Sulla finale del 2006:
«Ero al mare a Follonica, in Toscana. Ero su un terrazzino, mi ricordo che feci la prova alla PlayStation con mio cugino prima della finale».

Sulla carica dei compagni prima delle partite:
«Una volta Edin, prima di Inter-Roma, mi prese in giro un po’ per stuzzicarmi. Mi disse: "Occhio che domani Lukaku e Martinez ti fanno venire il mal di testa, non la vedi mai". Capisco che lo dicono per darti forza, però è un meccanismo dentro che ti scatta. Non ho bisogno di queste cose, ognuno prima della partita trova uno spunto per caricarsi. Qualche compagno ti può tirare frecciatine e questo ti può ancor più caricare».

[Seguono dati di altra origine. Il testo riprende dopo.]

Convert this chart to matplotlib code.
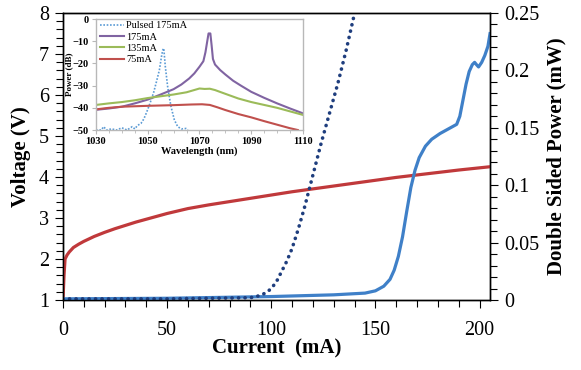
import matplotlib.pyplot as plt
from matplotlib.ticker import MultipleLocator

plt.rcParams['font.family'] = ['Liberation Serif', 'DejaVu Serif']

# main chart: voltage (left axis)
v_current = [0, 0.5, 1, 2, 3, 5, 7.5, 10, 12.5, 15, 20, 25, 30, 35, 40, 45, 50, 60, 70, 80,
             90, 100, 110, 120, 130, 140, 150, 160, 170, 180, 190, 205]
voltage = [1.0, 1.6, 2.0, 2.1, 2.17, 2.28, 2.36, 2.43, 2.49, 2.55, 2.65, 2.74, 2.82, 2.9, 2.97, 3.04,
           3.11, 3.23, 3.32, 3.40, 3.48, 3.56, 3.64, 3.71, 3.78, 3.85, 3.92, 3.99, 4.05, 4.11, 4.17, 4.25]

# CW power (right axis)
p_current = [0, 50, 100, 130, 145, 150, 154, 157, 159, 161, 163, 165, 167, 169, 171, 174, 177, 181,
             185, 189, 190.5, 192, 193.5, 195, 196.5, 197.6, 198.5, 199.5, 201, 202.5, 204, 205]
power = [0.001, 0.0015, 0.003, 0.0045, 0.006, 0.008, 0.012, 0.018, 0.026, 0.038, 0.055, 0.077, 0.098,
         0.113, 0.124, 0.134, 0.14, 0.145, 0.149, 0.153, 0.16, 0.174, 0.188, 0.199, 0.205, 0.207,
         0.205, 0.203, 0.207, 0.213, 0.221, 0.232]

# pulsed power (right axis)
pp_current = [0, 50, 90, 95, 98, 100, 102.5, 105, 107.5, 110, 113, 116, 120, 124, 128, 132, 136, 140]
pulsed_power = [0.001, 0.001, 0.002, 0.004, 0.007, 0.01, 0.016, 0.025, 0.034, 0.045, 0.062, 0.081,
                0.109, 0.137, 0.163, 0.189, 0.218, 0.25]

# inset spectra
wl_pulsed = [1030, 1032, 1033, 1034, 1036, 1038, 1040, 1042, 1044, 1045, 1046, 1047.4, 1048.5, 1049.4,
             1050.4, 1051.3, 1052.3, 1053.2, 1054.5, 1055.3, 1055.8, 1056.2, 1056.8, 1057.7, 1058.4,
             1059, 1060.3, 1061.6, 1063, 1064.8, 1065.5]
pw_pulsed = [-50, -50, -48.5, -50, -49.5, -50, -49, -50, -48.5, -49.5, -48, -47, -45, -42.5,
             -39.5, -36.5, -33, -29, -23, -17, -14, -13.2, -21.5, -30.5, -35.5,
             -39.5, -45.5, -48.5, -49.5, -49.3, -50]
wl_175 = [1030, 1035, 1040, 1045, 1050, 1055, 1060, 1063, 1066, 1068, 1070, 1071.5, 1072.3, 1073,
          1073.5, 1074.2, 1074.7, 1075.2, 1076, 1078, 1080, 1083, 1086, 1090, 1095, 1100, 1105, 1110]
pw_175 = [-40.9, -40.3, -39.5, -38, -36.3, -34, -31.6, -29.5, -26.8, -24.5, -21.5, -19, -15, -10,
          -6.5, -6.5, -12, -18, -20.5, -23, -25, -27.8, -30, -32.8, -35.5, -38, -40.3, -42.5]
wl_135 = [1030, 1035, 1040, 1045, 1050, 1055, 1060, 1065, 1070, 1072, 1074, 1076, 1080, 1085, 1090,
          1095, 1100, 1105, 1110]
pw_135 = [-38.7, -38, -37.4, -36.6, -35.6, -34.8, -34, -33, -31.3, -31.5, -31.4, -32, -33.7, -35.8,
          -37.4, -38.7, -40, -41.6, -43.2]
wl_75 = [1030, 1035, 1040, 1050, 1060, 1067, 1071, 1074, 1077, 1080, 1085, 1090, 1095, 1100, 1105, 1108]
pw_75 = [-40.7, -40, -39.5, -39.1, -38.8, -38.5, -38.4, -38.7, -39.8, -41, -42.8, -44.3, -46, -47.6,
         -49.2, -50]

fig = plt.figure(figsize=(5.81, 3.70), dpi=100)
ax = fig.add_axes([0.1084, 0.1892, 0.735, 0.7757])
ax2 = ax.twinx()

ax.plot(v_current, voltage, color='#c0393b', lw=2.3, zorder=3)
ax2.plot(p_current, power, color='#3f80c8', lw=2.3)
ax2.plot(pp_current, pulsed_power, color='#1f3e7e', lw=2.6,
         linestyle=(0, (0.05, 1.75)), dash_capstyle='round')

ax.set_xlim(0, 205)
ax.set_ylim(1, 8)
ax2.set_ylim(0, 0.25)
ax.xaxis.set_major_locator(MultipleLocator(50))
ax.xaxis.set_minor_locator(MultipleLocator(10))
ax.yaxis.set_major_locator(MultipleLocator(1))
ax.yaxis.set_minor_locator(MultipleLocator(0.2))
ax2.yaxis.set_minor_locator(MultipleLocator(0.01))
ax2.set_yticks([0, 0.05, 0.1, 0.15, 0.2, 0.25])
ax2.set_yticklabels(['0', '0.05', '0.1', '0.15', '0.2', '0.25'])

for a in (ax, ax2):
    a.tick_params(which='major', length=6, width=0.8, labelsize=14.5, direction='out', pad=4)
    a.tick_params(which='minor', length=5, width=0.8, direction='out')
    for s in a.spines.values():
        s.set_linewidth(1)
ax.tick_params(axis='x', which='major', pad=9)

ax.set_xlabel('Current  (mA)', fontsize=15, fontweight='bold', labelpad=-1)
ax.set_ylabel('Voltage (V)', fontsize=15, fontweight='bold', labelpad=6)
ax2.set_ylabel('Double Sided Power (mW)', fontsize=15, fontweight='bold', labelpad=5)

# inset
ins = fig.add_axes([0.1652, 0.6486, 0.3563, 0.3], facecolor='white')
ins.plot(wl_pulsed, pw_pulsed, color='#5b9bd5', lw=1.2, linestyle=(0, (1, 1)), label='Pulsed 175mA')
ins.plot(wl_175, pw_175, color='#8064a2', lw=1.5, label='175mA')
ins.plot(wl_135, pw_135, color='#9bbb59', lw=1.5, label='135mA')
ins.plot(wl_75, pw_75, color='#c0504d', lw=1.5, label='75mA')
ins.set_xlim(1030, 1110)
ins.set_ylim(-50, 0)
ins.set_xticks([1030, 1050, 1070, 1090, 1110])
ins.xaxis.set_minor_locator(MultipleLocator(5))
ins.set_yticks([0, -10, -20, -30, -40, -50])
for s in ins.spines.values():
    s.set_color('#b8b8b8')
    s.set_linewidth(1)
ins.tick_params(which='major', length=3, color='#b8b8b8', labelsize=7.5, pad=2)
ins.tick_params(which='minor', length=2, color='#b8b8b8')
for lab in ins.get_xticklabels() + ins.get_yticklabels():
    lab.set_fontweight('bold')
ins.set_xlabel('Wavelength (nm)', fontsize=7.5, fontweight='bold', labelpad=0)
ins.set_ylabel('Power (dB)', fontsize=6.5, fontweight='bold', labelpad=0)
leg = ins.legend(loc='upper left', frameon=False, fontsize=7.5, handlelength=2.3,
                 handletextpad=0.2, labelspacing=0.2, borderaxespad=0.0,
                 bbox_to_anchor=(0.0, 1.02))

fig.savefig('out.png', dpi=100)
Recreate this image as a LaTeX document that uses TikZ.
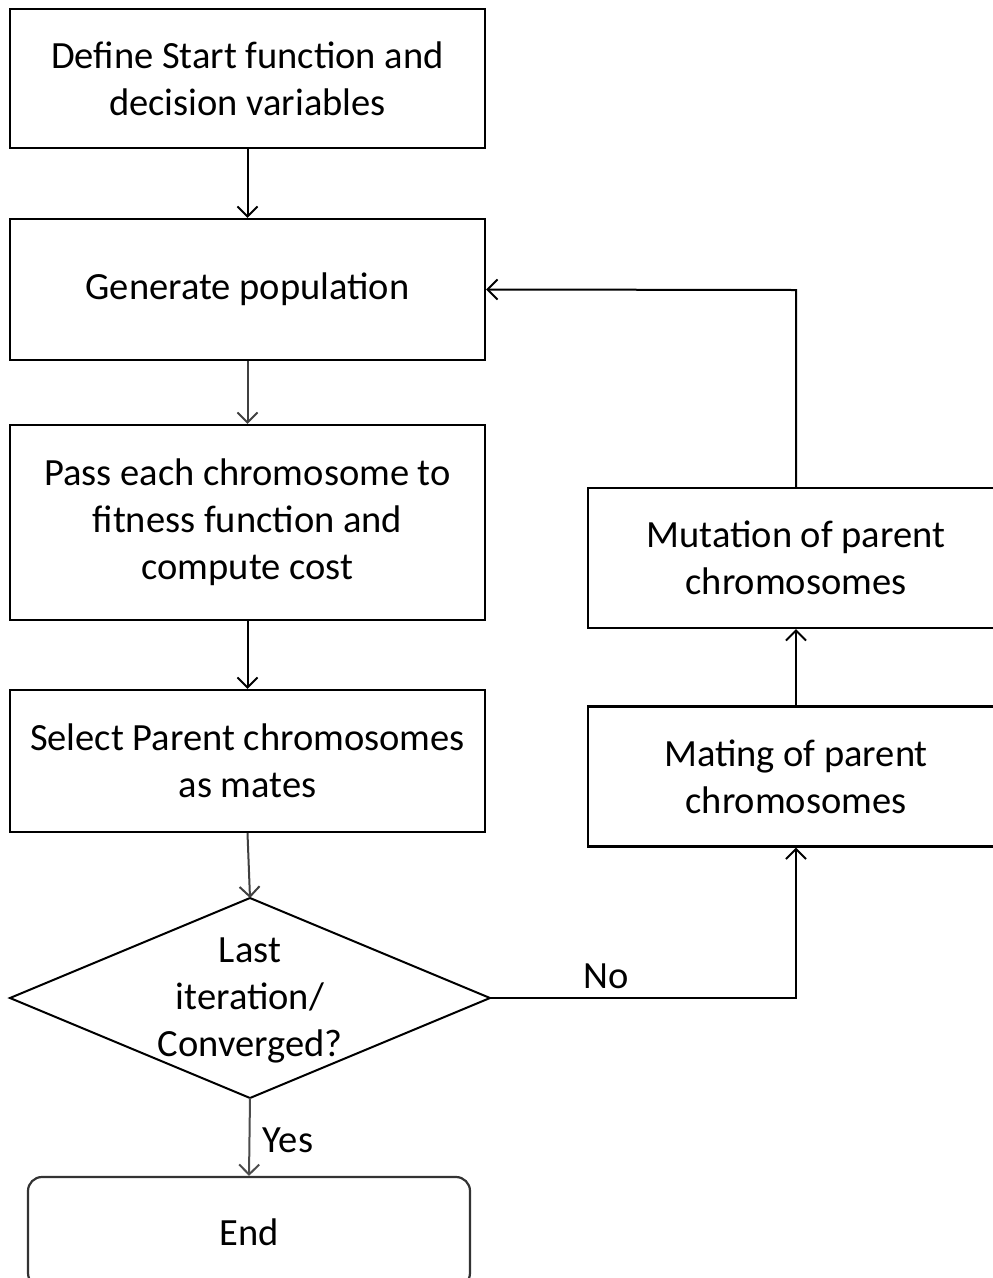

Sulle differenze tra Gasperini e Fonseca:
«Sono due allenamenti diversi, come ha detto Marco. Con Gasperini sono allenamenti veramente intensi, dal martedì al sabato, anche il giorno della rifinitura galoppi. In allenamento faceva possesso con partita, con 10 allunghi prima della partita, facevo forza. Ho provato 2 anni con Gasperini e sono pronto a tutto. La domenica vai forte e io sono arrivato al 90′ che potevo giocare altri 90 minuti: vedevo gli avversari con il fiatone, l’attaccante che faceva fatica a rientrare e io invece mi sentivo bene. Con Fonseca facciamo partitelle a pressione, tanti possessi palla, tante partitine dove devi recuperare subito il pallone. Chiaramente gli allenamenti di Fonseca li preferisco di più perché giochi con la palla e fai fatica, perché fai fatica quando giochi con un possesso palla e non prendi mai il giro. Con gente che sa giocare a calcio corri ugualmente e fai la stessa fatica. Io, come ho detto prima, mi adatto a qualsiasi allenamento e ognuno ha le sue preferenze. L’importante è che ogni allenamento deve permetterti di rendere la domenica. Se mi alleno bene e vado a mille in settimana, è perché la domenica devo stare bene. Se la domenica non sto bene e vado più piano è perché ho sbagliato qualcosa in settimana».